▸ **Records supplied**
>>

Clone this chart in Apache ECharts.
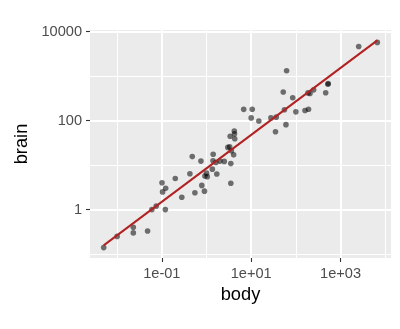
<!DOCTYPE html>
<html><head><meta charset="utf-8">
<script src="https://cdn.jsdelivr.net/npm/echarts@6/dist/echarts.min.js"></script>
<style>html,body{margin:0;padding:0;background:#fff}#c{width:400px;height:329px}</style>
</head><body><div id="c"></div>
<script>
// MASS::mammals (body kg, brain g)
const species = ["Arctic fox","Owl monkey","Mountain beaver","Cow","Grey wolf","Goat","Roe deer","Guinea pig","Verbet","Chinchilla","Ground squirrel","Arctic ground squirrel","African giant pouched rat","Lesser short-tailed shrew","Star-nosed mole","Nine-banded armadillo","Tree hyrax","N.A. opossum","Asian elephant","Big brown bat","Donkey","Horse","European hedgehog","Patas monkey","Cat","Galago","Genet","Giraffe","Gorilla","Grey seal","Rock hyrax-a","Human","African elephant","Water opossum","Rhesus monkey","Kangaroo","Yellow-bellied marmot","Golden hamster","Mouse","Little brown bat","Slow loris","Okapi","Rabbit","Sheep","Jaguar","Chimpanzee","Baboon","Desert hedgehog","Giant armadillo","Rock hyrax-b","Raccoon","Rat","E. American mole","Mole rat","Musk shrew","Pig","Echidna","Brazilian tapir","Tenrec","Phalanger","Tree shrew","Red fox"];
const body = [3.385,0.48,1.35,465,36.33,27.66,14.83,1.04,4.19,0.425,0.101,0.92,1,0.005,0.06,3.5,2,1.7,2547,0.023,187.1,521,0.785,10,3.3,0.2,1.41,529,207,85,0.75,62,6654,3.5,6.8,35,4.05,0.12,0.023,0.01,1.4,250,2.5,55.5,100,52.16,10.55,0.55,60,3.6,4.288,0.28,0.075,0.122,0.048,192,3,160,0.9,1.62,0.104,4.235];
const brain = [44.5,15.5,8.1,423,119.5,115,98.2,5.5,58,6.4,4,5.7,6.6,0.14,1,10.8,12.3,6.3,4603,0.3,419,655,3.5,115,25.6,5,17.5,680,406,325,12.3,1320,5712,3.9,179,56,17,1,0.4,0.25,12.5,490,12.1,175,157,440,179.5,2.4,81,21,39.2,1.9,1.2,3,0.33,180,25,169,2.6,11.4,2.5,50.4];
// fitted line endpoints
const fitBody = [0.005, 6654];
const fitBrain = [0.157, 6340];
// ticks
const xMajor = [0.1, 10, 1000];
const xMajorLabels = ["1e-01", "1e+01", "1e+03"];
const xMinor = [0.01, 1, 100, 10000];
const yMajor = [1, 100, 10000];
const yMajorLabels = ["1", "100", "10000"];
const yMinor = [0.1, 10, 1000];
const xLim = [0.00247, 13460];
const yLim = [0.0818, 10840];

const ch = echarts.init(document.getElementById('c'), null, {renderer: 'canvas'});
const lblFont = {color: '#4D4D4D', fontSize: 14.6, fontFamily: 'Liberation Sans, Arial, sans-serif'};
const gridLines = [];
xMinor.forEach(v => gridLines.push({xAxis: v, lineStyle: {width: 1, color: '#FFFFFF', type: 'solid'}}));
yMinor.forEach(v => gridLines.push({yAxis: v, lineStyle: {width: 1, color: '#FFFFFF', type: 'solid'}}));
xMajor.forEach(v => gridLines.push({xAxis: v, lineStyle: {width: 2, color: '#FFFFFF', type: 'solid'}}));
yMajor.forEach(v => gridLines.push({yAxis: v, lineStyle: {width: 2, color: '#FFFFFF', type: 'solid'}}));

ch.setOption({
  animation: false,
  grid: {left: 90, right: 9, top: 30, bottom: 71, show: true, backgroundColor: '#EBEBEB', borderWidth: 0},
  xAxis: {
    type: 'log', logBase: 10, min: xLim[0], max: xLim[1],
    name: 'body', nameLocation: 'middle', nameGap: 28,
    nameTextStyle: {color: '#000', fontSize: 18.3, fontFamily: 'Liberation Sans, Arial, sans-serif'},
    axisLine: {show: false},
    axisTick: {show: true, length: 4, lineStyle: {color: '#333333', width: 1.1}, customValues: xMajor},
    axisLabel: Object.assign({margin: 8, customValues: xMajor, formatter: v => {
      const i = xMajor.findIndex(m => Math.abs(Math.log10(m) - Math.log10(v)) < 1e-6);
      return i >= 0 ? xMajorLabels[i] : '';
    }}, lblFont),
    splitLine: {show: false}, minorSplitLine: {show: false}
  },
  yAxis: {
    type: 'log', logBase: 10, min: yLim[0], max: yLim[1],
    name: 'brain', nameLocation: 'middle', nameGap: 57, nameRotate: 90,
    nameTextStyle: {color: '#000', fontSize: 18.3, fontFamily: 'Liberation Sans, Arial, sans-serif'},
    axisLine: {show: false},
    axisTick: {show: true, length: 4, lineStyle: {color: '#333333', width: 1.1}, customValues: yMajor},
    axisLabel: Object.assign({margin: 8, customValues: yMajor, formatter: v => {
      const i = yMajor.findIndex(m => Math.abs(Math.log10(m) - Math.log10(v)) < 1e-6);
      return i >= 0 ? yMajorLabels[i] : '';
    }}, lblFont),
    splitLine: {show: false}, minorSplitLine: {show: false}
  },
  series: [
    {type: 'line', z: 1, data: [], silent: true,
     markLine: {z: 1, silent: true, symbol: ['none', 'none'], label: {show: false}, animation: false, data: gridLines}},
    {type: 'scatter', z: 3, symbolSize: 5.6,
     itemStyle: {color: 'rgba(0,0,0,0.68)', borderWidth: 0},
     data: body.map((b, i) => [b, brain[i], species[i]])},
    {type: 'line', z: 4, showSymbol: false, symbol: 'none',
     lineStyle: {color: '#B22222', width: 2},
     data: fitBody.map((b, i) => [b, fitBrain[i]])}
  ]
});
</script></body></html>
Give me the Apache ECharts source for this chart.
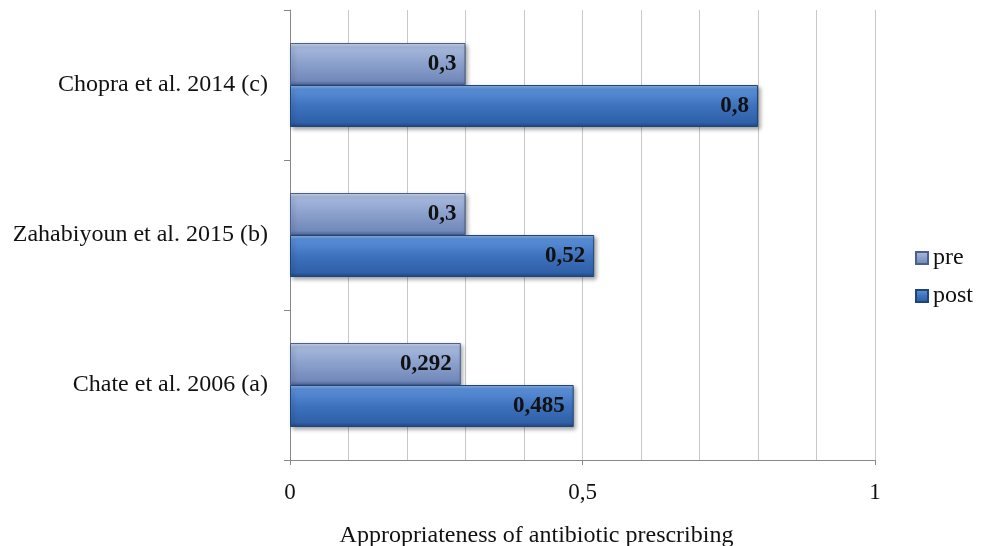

<<

▸ **Description of the task**
Return all lines with the word "this" in them.

▸ **Exercise result**
Clone this chart in Apache ECharts.
Give me the Apache ECharts source for this chart.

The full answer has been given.